Because here we are, racing against the clock against Above the Law to see if we can get our interview with these California lawyers-turned-Amazing Race contestants up first. We only wish we could stick ATL with a
detour yield right now.
But, we will type fast. We were not so Amazed to read yesterday that there were some lawyers on the upcoming, and 14th, season of TAR. Lawyers on reality shows aren’t news anymore. But for Tammy and Victor, we make an exception, because they are not only both based in California, but they’re brother and sister, and they work for Am Law 100 firms. Really, we couldn’t ask for a better excuse to watch.
Victor, 35, is a partner in L.A. at O’Melveny & Myers (#18 on last year’s Am Law 100 list), Tammy, 27, is an associate in San Francisco at Quinn Emanuel Urquhart Oliver & Hedges (#70), and they’re the oldest and youngest, respectively, in a family with three kids. Mainly, we were curious if they were nervous at all about subjecting themselves to the scrutiny of clients and hundreds and hundreds of colleagues on TV: Especially because, according to the CBS Web site, he thinks she can be immature and selfish, and her biggest pet peeve with him is that he’s a bit of a control freak.
But how do they really feel, after the jump …
Not surprisingly, they were a lot more tactful, though not technically contradictory to the above, when they described their relationship to us. Tammy’s take: “All of my life, I’ve just totally looked up to him and followed in his footsteps. But as we’ve gotten older, we just bicker all the time.” She said it good-naturedly, at least. And Victor’s: “We’re very close and we get along great. I think with that closeness comes sort of the freedom to speak our mind with each other. … The challenge, of course, though, is I don’t think any big brother-little sister combination is designed to be locked in a room together.”
Victor is the longtime fan of the CBS reality show — he even applied to be on it a long time ago, when he was an associate, with O’Melveny colleague Carla Christofferson, who heads the L.A. office. This time around, it was Tammy pushing them to try out. “After just working at a law firm for a couple of years, I started itching to travel and do something exciting, and I decided to apply," she says. "I started thinking, who would really want to do this and who would I have a chance of winning with.”
Both claim their firms were full-on supportive. Tammy was staffed on the big Bratz doll trial that ended in August, and spent months in Riverside for it. “By the time it was time to leave for the show, you know, the trial was over and most everybody was taking vacation anyway,” she says. Now that she’s back in the office (she wasn’t allowed, per CBS, to say when she returned, exactly), “I’m still working on the Mattel case. But unlike Victor, I’m a lowly associate, so it’s a little bit easier for me to leave.”

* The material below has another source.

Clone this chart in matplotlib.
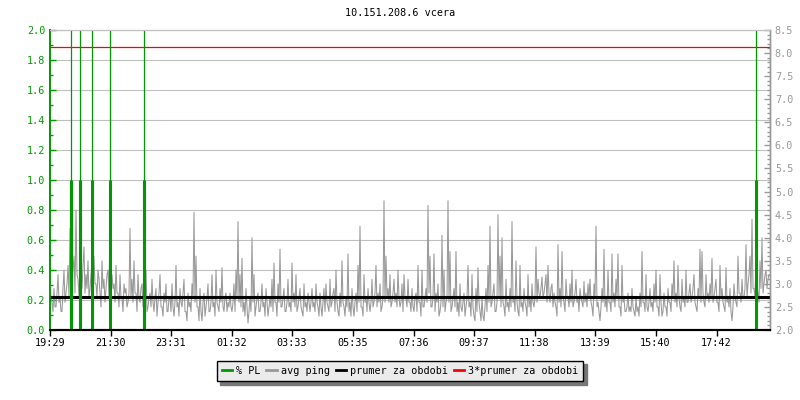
import matplotlib
matplotlib.use("Agg")
import matplotlib.pyplot as plt
import numpy as np
from matplotlib.lines import Line2D
from matplotlib.ticker import MultipleLocator, FormatStrFormatter

TITLE = "10.151.208.6 vcera"
START = "19:29"
STEP_MIN = 2  # one ping sample every 2 minutes
SPAN_MIN = 1440

tick_labels = ["19:29", "21:30", "23:31", "01:32", "03:33", "05:35",
               "07:36", "09:37", "11:38", "13:39", "15:40", "17:42"]

# avg ping [ms], right axis, one row = 40 minutes
avg_ping = [
  3.1, 2.7, 2.6, 2.4, 2.9, 2.5, 2.5, 2.8, 3.2, 2.6, 2.7, 2.4, 2.4, 2.9, 3.3, 2.6, 2.8, 3.0, 3.4, 2.7,
  4.2, 2.9, 3.0, 3.3, 3.6, 2.8, 4.6, 3.2, 3.1, 2.7, 3.5, 3.0, 2.9, 3.4, 3.8, 2.8, 3.2, 2.9, 3.5, 2.7,
  2.9, 3.2, 3.4, 2.6, 3.6, 3.0, 3.0, 2.7, 3.3, 3.1, 2.8, 2.5, 3.5, 2.9, 3.1, 2.6, 2.9, 3.2, 3.3, 2.7,
  4.5, 2.8, 3.2, 2.9, 3.0, 2.6, 3.4, 2.8, 2.8, 2.5, 3.2, 2.7, 2.7, 2.4, 3.0, 2.8, 2.9, 2.5, 2.6, 2.8,
  4.2, 2.7, 3.1, 2.6, 3.5, 2.8, 2.8, 2.4, 3.2, 2.7, 2.6, 2.9, 3.0, 2.5, 2.9, 2.6, 3.3, 2.4, 2.5, 2.7,
  2.8, 2.5, 3.1, 2.6, 2.4, 2.7, 2.9, 2.3, 2.6, 2.8, 3.2, 2.5, 2.5, 2.3, 2.8, 2.6, 3.0, 2.4, 2.4, 2.7,
  2.7, 2.4, 3.0, 2.5, 2.3, 2.6, 3.4, 2.5, 2.6, 2.3, 2.9, 2.6, 2.5, 2.8, 3.1, 2.4, 2.4, 2.2, 2.8, 2.5,
  2.6, 2.4, 3.0, 2.7, 4.55, 2.6, 3.6, 2.5, 2.5, 2.2, 2.9, 2.4, 2.2, 2.6, 2.8, 2.3, 2.5, 2.7, 3.0, 2.4,
  2.4, 2.6, 3.2, 2.5, 2.6, 2.3, 3.3, 2.6, 2.5, 2.4, 2.9, 2.6, 3.35, 2.5, 2.4, 2.7, 2.8, 2.4, 2.6, 2.5,
  # 01:29 ->
  2.8, 2.5, 2.4, 2.6, 3.0, 2.4, 3.3, 2.7, 4.35, 2.6, 3.2, 2.5, 3.55, 2.4, 2.6, 2.3, 2.9, 2.5, 2.15, 2.4,
  2.7, 2.4, 4.0, 2.6, 3.2, 2.3, 2.5, 2.7, 2.8, 2.4, 2.4, 2.6, 3.0, 2.5, 2.6, 2.3, 2.9, 2.6, 2.3, 2.5,
  2.7, 2.5, 3.1, 2.4, 3.45, 2.6, 2.6, 2.3, 3.0, 2.6, 3.75, 2.5, 2.5, 2.7, 2.9, 2.4, 2.4, 2.6, 3.1, 2.5,
  2.6, 2.4, 3.45, 2.6, 2.8, 2.5, 3.2, 2.4, 2.5, 2.7, 2.9, 2.5, 2.4, 2.3, 3.0, 2.5, 2.6, 2.4, 2.8, 2.6,
  2.4, 2.6, 2.9, 2.5, 2.6, 2.4, 3.0, 2.6, 2.5, 2.3, 2.8, 2.5, 2.3, 2.6, 2.9, 2.4, 3.0, 2.6, 2.5, 2.4,
  3.1, 2.5, 2.6, 2.8, 2.9, 2.4, 3.3, 2.6, 2.4, 2.3, 2.8, 2.5, 3.5, 2.6, 2.5, 2.3, 2.7, 2.5, 3.65, 2.4,
  2.6, 2.3, 2.9, 2.5, 2.3, 2.6, 2.8, 2.4, 3.4, 2.6, 4.25, 2.5, 2.5, 2.3, 3.2, 2.6, 2.7, 2.4, 2.9, 2.6,
  2.4, 2.6, 3.1, 2.5, 2.6, 2.8, 3.4, 2.5, 2.8, 2.6, 3.0, 2.4, 2.5, 2.7, 4.8, 2.6, 3.6, 2.7, 2.9, 2.6,
  3.2, 2.5, 2.6, 2.8, 3.1, 2.6, 2.8, 2.5, 3.3, 2.7, 2.5, 2.6, 3.0, 2.4, 3.2, 2.7, 2.7, 2.5, 3.1, 2.6,
  # 07:29 ->
  2.6, 2.4, 2.9, 2.5, 2.4, 2.7, 2.8, 2.4, 3.4, 2.6, 2.6, 2.3, 3.3, 2.5, 2.5, 2.7, 2.9, 2.6, 4.7, 2.8,
  3.6, 2.5, 2.5, 2.7, 3.65, 2.4, 2.8, 2.6, 3.0, 2.3, 2.4, 2.6, 4.05, 2.5, 3.3, 2.4, 2.6, 2.7, 4.8, 2.6,
  3.7, 2.4, 2.5, 2.7, 2.9, 2.5, 3.7, 2.4, 2.6, 2.3, 3.0, 2.5, 2.4, 2.6, 2.8, 2.3, 2.5, 2.7, 3.4, 2.5,
  2.6, 2.3, 3.2, 2.5, 2.3, 2.2, 2.9, 2.4, 3.35, 2.6, 2.4, 2.2, 2.7, 2.3, 2.2, 2.5, 2.9, 2.4, 3.4, 2.6,
  4.25, 2.5, 2.6, 2.8, 3.0, 2.4, 2.4, 2.6, 4.5, 2.7, 3.6, 2.5, 4.0, 2.6, 2.5, 2.3, 3.1, 2.5, 2.6, 2.4,
  2.9, 2.5, 4.35, 2.6, 2.7, 2.4, 3.5, 2.6, 2.4, 2.3, 3.4, 2.5, 2.6, 2.4, 2.9, 2.6, 2.5, 2.3, 3.2, 2.5,
  2.7, 2.4, 3.0, 2.6, 2.5, 2.7, 3.8, 2.6, 3.1, 2.8, 2.7, 2.9, 3.15, 2.7, 2.8, 3.0, 3.2, 2.6, 3.4, 2.8,
  2.6, 2.9, 3.0, 2.5, 2.8, 2.6, 2.5, 2.3, 3.85, 2.6, 2.9, 2.5, 3.7, 2.7, 2.6, 2.4, 3.1, 2.7, 2.7, 2.5,
  3.0, 2.6, 3.3, 2.5, 2.6, 2.8, 3.1, 2.6, 2.7, 2.4, 2.9, 2.7, 2.6, 2.5, 3.05, 2.6, 2.8, 2.5, 3.0, 2.7,
  # 13:29 ->
  3.1, 2.6, 2.5, 2.3, 3.0, 2.7, 4.25, 2.5, 2.6, 2.4, 2.2, 2.5, 2.9, 2.6, 3.75, 2.5, 2.7, 2.4, 3.3, 2.6,
  2.6, 2.4, 3.65, 2.6, 2.8, 2.5, 3.1, 2.7, 3.65, 2.5, 2.5, 2.3, 3.4, 2.6, 2.7, 2.4, 2.4, 2.5, 2.8, 2.4,
  2.5, 2.4, 2.9, 2.5, 2.4, 2.3, 2.7, 2.4, 2.5, 2.3, 2.8, 2.5, 3.7, 2.6, 2.6, 2.4, 3.2, 2.5, 2.4, 2.6,
  2.9, 2.5, 2.6, 2.4, 3.0, 2.6, 3.3, 2.5, 2.5, 2.3, 3.2, 2.6, 2.3, 2.4, 2.8, 2.5, 2.5, 2.3, 2.9, 2.6,
  2.6, 2.4, 3.0, 2.7, 3.5, 2.6, 2.8, 2.5, 3.4, 2.7, 2.5, 2.4, 3.1, 2.6, 2.7, 2.5, 3.3, 2.6, 2.6, 2.8,
  3.0, 2.6, 2.7, 2.9, 3.2, 2.6, 2.5, 2.4, 2.9, 2.7, 3.75, 2.6, 3.7, 2.8, 2.6, 2.5, 3.2, 2.7, 2.8, 2.6,
  3.0, 2.7, 3.55, 2.6, 2.7, 2.9, 3.1, 2.6, 2.6, 2.4, 3.4, 2.7, 2.9, 2.6, 2.5, 2.4, 3.35, 2.6, 2.7, 2.5,
  2.9, 2.4, 2.2, 2.5, 3.0, 2.7, 2.6, 2.5, 3.6, 2.8, 2.8, 2.6, 3.1, 2.7, 2.7, 2.9, 3.85, 2.7, 3.0, 3.2,
  3.6, 2.8, 4.4, 2.9, 2.9, 2.7, 3.5, 3.0, 2.8, 2.6, 3.5, 2.9, 4.0, 2.8, 3.0, 3.2, 3.3, 2.9, 3.1, 3.2,
]
avg_mean = 2.71

# packet loss [%], left axis: minutes after start
pl_minutes = [42, 60, 84, 120, 188, 1412]
pl_values = [1.0, 1.0, 1.0, 1.0, 1.0, 1.0]
pl_peaks = [2.0, 2.0, 2.0, 2.0, 2.0, 2.0]

GREEN = "#009900"
GRAY = "#999999"
GRID = "#c0c0c0"
FONT = "DejaVu Sans Mono"
FS = 7.3

plt.rcParams["font.family"] = FONT
plt.rcParams["font.size"] = FS


def to_minutes(label):
  h, m = map(int, label.split(":"))
  sh, sm = map(int, START.split(":"))
  return (h * 60 + m - (sh * 60 + sm)) % SPAN_MIN


fig = plt.figure(figsize=(8, 4), dpi=100)
ax = fig.add_axes([50 / 800, 70 / 400, 720 / 800, 300 / 400])
ax2 = ax.twinx()

ax.set_xlim(0, SPAN_MIN)
ax.set_ylim(0, 2.0)
ax2.set_ylim(2.0, 8.5)

# grid on left scale
ax.yaxis.set_major_locator(MultipleLocator(0.2))
ax.yaxis.set_minor_locator(MultipleLocator(0.1))
ax.grid(axis="y", color=GRID, linewidth=0.8)
ax.set_axisbelow(True)

x = np.arange(len(avg_ping)) * STEP_MIN
ax2.plot(x, avg_ping, color=GRAY, linewidth=0.75)
ax2.axhline(avg_mean, color="black", linewidth=2.2)
ax2.axhline(3 * avg_mean, color="red", linewidth=0.9)
# PL drawn on left scale, above the ping line
ax2.vlines(pl_minutes, 0, pl_peaks, color=GREEN, linewidth=0.9,
           transform=ax.transData)
ax2.vlines(pl_minutes, 0, pl_values, color=GREEN, linewidth=2.2,
           transform=ax.transData)

ax.set_xticks([to_minutes(t) for t in tick_labels])
ax.set_xticklabels(tick_labels)
ax.tick_params(axis="x", direction="out", length=4, width=1, colors="black",
               pad=2)
ax.tick_params(axis="y", which="both", direction="in", colors=GREEN,
               labelcolor=GREEN, width=1)
ax.tick_params(axis="y", which="major", length=4)
ax.tick_params(axis="y", which="minor", length=2.5)
ax.yaxis.set_major_formatter(FormatStrFormatter("%.1f"))

ax2.yaxis.set_major_locator(MultipleLocator(0.5))
ax2.yaxis.set_minor_locator(MultipleLocator(0.1))
ax2.yaxis.set_major_formatter(FormatStrFormatter("%.1f"))
ax2.tick_params(axis="y", which="both", direction="in", colors=GRAY,
                labelcolor=GRAY, width=1)
ax2.tick_params(axis="y", which="major", length=4)
ax2.tick_params(axis="y", which="minor", length=2.5)

for a in (ax, ax2):
  a.spines["left"].set_color(GREEN)
  a.spines["left"].set_linewidth(1.2)
  a.spines["right"].set_color(GRAY)
  a.spines["right"].set_linewidth(1.0)
  a.spines["top"].set_color(GRID)
  a.spines["top"].set_linewidth(0.8)
  a.spines["bottom"].set_color("black")
  a.spines["bottom"].set_linewidth(1.5)

fig.text(0.5, 1 - 13 / 400, TITLE, ha="center", va="center", fontsize=FS)

handles = [
  Line2D([], [], color=GREEN, linewidth=2),
  Line2D([], [], color=GRAY, linewidth=2),
  Line2D([], [], color="black", linewidth=2),
  Line2D([], [], color="red", linewidth=2),
]
labels = ["% PL", "avg ping", "prumer za obdobi", "3*prumer za obdobi"]
leg = fig.legend(handles, labels, loc="center",
                 bbox_to_anchor=(0.5, 1 - 371 / 400),
                 ncol=4, frameon=True, fancybox=False, framealpha=1,
                 facecolor="#ebebeb", edgecolor="black", fontsize=FS,
                 handlelength=1.0, handletextpad=0.4, columnspacing=0.6,
                 borderpad=0.5,
                 shadow={"color": "#777777", "alpha": 1, "ox": 2.5, "oy": -2.5})
leg.get_frame().set_linewidth(1.0)

fig.savefig("out.png", dpi=100)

Victor, also a litigator, says he was surprised at how easy it was to get approval from firm leadership. O’Melveny is big on its people being in the “outside world,” he said, but he'd never had to put that to the test. “I thought that was just a slogan. Or at best, encouragement to go out and write articles and give speeches.” (To his bosses: He laughed there, so we think he was kidding. Sort of.) He says it also helped that the main client he had to check with had come from a big-firm environment and was very into the idea of work-life balance.
The show, for those who haven’t seen any of its 13 previous seasons, pits pairs of backpacking travelers from the U.S. against each other in a series of race-to-the-finish-line scavenger hunts that skip through foreign countries. Often the pairs exude some kind of gimmicky image that adds to their likability (see: Meredith and Gretchen) or loath-ability (see: Rob and Amber) with viewers, or that might make for interesting dynamics in any vacation situation -- much less one with a million-dollar prize, lots of sleep deprivation, scheming tripmates and a running clock thrown in.
Victor doesn't seem too concerned about humiliation. We wonder if that's because he knows he didn't do anything really screwy. But he recounts something his mom, looking forward to watching from Taiwan with her friends, told him: "She said at the end of the day, you are who you are, and everyone knows who you are. So what is there to be embarrassed about?"
The Jihs say their lawyer-y traits helped some in the contest, in that they’re used to reading people, diving into totally unfamiliar territory, and communicating well. And being competitive. And paying attention to little things even when they’re really, really sleep deprived. But maybe the whole legal angle had a drawback or two, too.
“I think it helped us that we were relentless. We read our clues in a very detailed manner, and we basically attacked everything from every angle,” says Tammy, a self-proclaimed klutz who anticipates she’ll see herself stumbling or running into doorframes once the episodes air. On the other hand, “We might’ve read our clues a little bit too much like lawyers sometimes, and said, ‘It doesn’t say you can’t do this …’”
So did we beat ATL to the pit stop? We’ll see when we post this.
[Update at 1:20 PST: First! Although, in fairness to ATL, they didn't know we were in the race, whereas we saw after our interview this morning that they were. We were stealth.]